Ciò che emerge in modo piuttosto evidente è che il vitigno Cortese non solo si stia adattando a questo fenomeno, ma stia addirittura migliorando proprio in virtù del surriscaldamento del clima, rappresentando una stupenda piccola eccezione e una speranza per il futuro vitivinicolo italiano.
Pur essendo un vitigno generoso infatti, in passato il Cortese spesso ha faticato a raggiungere la piena maturazione, e la scarsa concentrazione di zuccheri non sempre ha permesso di sviluppare un buon grado alcolemico. Nel corso delle ultime vendemmie, invece, il Gavi ha guadagnato almeno due gradi alcolici e una nuova grassezza sul palato che ben si sposa con la sua proverbiale acidità.
Questo ritrovato equilibrio tra morbidezza e freschezza e questa maggiore struttura e alcolicità ingrossano le spalle al Gavi e gli consentono di evolvere splendidamente e di farsi apprezzare nel tempo anche a otto-dieci anni dalla vendemmia.
«Il grande bianco – ricorda Fabrizio – è quello che invecchia bene, non si limita a resistere ma evolve, migliora nel tempo».
Ogni assaggio non fa che confermare le sue parole e dimostra come il Gavi possa evolvere in maniera elegantissima, ampliando lo spettro dei profumi e mantenendo la sua naturale freschezza. Il naso, pur conservando sentori floreali e di felce, si arricchisce di un complesso bouquet di note terziarie di idrocarburi. La bocca è piena e ricca, con un finale fresco e sapido, un ultimo richiamo iodato al Mar Ligure.
A far crollare tutte le certezze e a riprova di quanto sia il terroir a fare il vino è l’assaggio de Il Mandorlo di Tenuta San Pietro, annata 2017 – particolarmente arida e calda.
Il colore del vino è inaspettatamente brillante e dorato. Al naso la vera sorpresa: niente fiori e nemmeno iodio. C’è miele, albicocca ma anche una vaga nota di rôti. La vista e l’olfatto fanno quasi pensare a un passito, ma la bocca ci riporta subito in carreggiata, il gusto è ancora una volta secco, fresco e sapido. Una vera bestia rara.
In netto contrasto si pone La Montessora di Tenuta La Giustiniana (che nel corso della giornata avremo l’onore di visitare), annata 2016. Qui sentiamo invece l’influenza di un inverno freddo e di un’estate arida. Al naso finalmente la pietra focaia accende la sua miccia, rivelando una beva ricca, minerale, un’acidità intensa e piacevolmente pungente. Si tratta di un vino figlio di un’annata fredda che porta benissimo i suoi otto anni.
La verticale dimostra quanto il Gavi sia un vino da scoprire e riscoprire e che, se anche nel corso degli ultimi decenni si è allontanato dai riflettori, è ormai pronto a riprendersi il palco.
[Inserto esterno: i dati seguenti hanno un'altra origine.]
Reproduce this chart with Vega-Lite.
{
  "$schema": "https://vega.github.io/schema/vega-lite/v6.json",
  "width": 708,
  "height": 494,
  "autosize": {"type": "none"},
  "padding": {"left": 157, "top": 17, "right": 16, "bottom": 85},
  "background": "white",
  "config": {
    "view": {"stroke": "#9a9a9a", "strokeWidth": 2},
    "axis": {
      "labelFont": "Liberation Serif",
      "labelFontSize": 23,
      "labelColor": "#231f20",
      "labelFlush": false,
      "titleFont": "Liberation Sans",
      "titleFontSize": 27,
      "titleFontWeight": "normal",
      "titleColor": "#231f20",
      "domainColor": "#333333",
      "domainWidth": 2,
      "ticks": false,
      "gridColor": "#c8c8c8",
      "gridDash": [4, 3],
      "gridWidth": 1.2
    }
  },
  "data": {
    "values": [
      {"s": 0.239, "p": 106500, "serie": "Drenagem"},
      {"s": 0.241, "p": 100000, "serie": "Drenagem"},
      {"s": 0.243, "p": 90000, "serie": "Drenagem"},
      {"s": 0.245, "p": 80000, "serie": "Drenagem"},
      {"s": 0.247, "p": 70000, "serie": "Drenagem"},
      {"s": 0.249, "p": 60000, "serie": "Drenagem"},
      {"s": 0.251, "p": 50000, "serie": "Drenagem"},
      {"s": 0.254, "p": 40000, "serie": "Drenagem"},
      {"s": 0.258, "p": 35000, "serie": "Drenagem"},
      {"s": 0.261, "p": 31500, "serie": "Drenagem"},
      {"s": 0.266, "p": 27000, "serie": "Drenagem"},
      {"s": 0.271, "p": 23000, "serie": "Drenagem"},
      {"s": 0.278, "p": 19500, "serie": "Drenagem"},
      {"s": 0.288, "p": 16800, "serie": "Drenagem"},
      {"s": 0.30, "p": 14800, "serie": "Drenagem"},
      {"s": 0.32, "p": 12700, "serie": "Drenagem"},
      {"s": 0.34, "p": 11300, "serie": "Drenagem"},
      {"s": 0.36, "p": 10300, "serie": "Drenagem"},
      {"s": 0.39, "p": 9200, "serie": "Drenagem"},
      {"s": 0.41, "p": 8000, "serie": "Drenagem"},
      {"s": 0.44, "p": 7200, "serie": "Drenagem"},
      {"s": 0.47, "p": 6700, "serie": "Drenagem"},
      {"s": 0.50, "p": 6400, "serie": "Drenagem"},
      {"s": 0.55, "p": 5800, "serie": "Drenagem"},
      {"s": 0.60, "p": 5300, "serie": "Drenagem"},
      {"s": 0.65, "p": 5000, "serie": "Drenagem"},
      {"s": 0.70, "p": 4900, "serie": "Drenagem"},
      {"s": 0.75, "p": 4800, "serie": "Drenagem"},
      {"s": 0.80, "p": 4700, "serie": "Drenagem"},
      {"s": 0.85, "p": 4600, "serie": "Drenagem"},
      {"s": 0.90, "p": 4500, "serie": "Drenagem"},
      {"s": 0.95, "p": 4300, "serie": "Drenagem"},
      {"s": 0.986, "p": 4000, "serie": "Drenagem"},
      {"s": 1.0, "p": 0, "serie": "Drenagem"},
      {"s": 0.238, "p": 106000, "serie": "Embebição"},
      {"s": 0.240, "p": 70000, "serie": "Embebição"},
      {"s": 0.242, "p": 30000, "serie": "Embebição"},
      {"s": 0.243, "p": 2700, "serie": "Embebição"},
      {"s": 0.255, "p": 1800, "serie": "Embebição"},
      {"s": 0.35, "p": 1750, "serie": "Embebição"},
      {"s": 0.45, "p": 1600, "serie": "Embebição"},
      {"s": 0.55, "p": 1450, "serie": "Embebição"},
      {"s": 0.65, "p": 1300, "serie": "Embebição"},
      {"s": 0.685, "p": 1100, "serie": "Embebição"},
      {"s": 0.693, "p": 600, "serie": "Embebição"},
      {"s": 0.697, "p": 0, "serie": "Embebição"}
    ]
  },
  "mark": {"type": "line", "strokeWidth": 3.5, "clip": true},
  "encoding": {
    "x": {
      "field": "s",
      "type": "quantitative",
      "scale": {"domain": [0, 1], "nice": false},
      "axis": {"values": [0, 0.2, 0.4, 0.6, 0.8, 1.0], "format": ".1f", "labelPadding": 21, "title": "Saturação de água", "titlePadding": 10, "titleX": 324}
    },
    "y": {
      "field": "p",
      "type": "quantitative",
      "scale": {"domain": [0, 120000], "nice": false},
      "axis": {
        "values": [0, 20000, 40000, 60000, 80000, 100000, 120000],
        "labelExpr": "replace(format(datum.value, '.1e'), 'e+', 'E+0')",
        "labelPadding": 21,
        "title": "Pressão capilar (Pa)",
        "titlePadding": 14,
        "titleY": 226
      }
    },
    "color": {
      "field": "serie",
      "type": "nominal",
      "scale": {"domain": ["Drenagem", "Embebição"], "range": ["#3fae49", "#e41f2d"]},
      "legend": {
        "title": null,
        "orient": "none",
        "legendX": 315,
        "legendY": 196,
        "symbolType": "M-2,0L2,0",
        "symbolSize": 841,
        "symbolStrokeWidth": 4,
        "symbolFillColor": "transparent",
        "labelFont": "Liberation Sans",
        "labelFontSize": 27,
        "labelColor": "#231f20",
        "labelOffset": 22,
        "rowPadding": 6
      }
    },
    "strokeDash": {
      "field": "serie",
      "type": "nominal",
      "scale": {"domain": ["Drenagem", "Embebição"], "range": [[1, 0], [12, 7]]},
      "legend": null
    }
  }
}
Proprio per garantire un brillante futuro al vitigno Cortese, il Consorzio ha messo in atto un ambizioso progetto di analisi agronomica che consiste nel posizionamento di cinque stazioni meteo in altrettanti vigneti all’interno della denominazione. Lo scopo è ovviamente quello di analizzare il microclima nei singoli appezzamenti e avere una maggiore conoscenza degli effetti del cambiamento climatico su questo straordinario vitigno. Solo così, studiando il comportamento della pianta, l’uomo potrà dirsi pronto a rispondere.
«I primi risultati apprezzabili si avranno tra un anno –spiega Ferrarese – e potremo riuscire ad avere una panoramica completa entro il 2026».
Quella del Gavi Docg è quindi una realtà pronta a credere e a investire nel futuro. Non a caso, poche settimane fa, si è costituita Gavi Giovani, associazione di promozione sociale che riunisce appassionati e giovani produttori della zona.
Questo il commento del neopresidente Lorenzo Bisio: «È stato sorprendente vedere così tante persone presenti richiamate dalla volontà di creare Gavi Giovani, che nasce quindi sull’onda di uno slancio di passione e dedizione. Non vediamo l’ora di cominciare a creare eventi, incontri e occasioni per far conoscere il più possibile il nostro vino e la nostra terra».
Non possiamo fare altro se non sposare queste parole e unirci ai festeggiamenti per quello che promette di essere un roseo e promettente avvenire.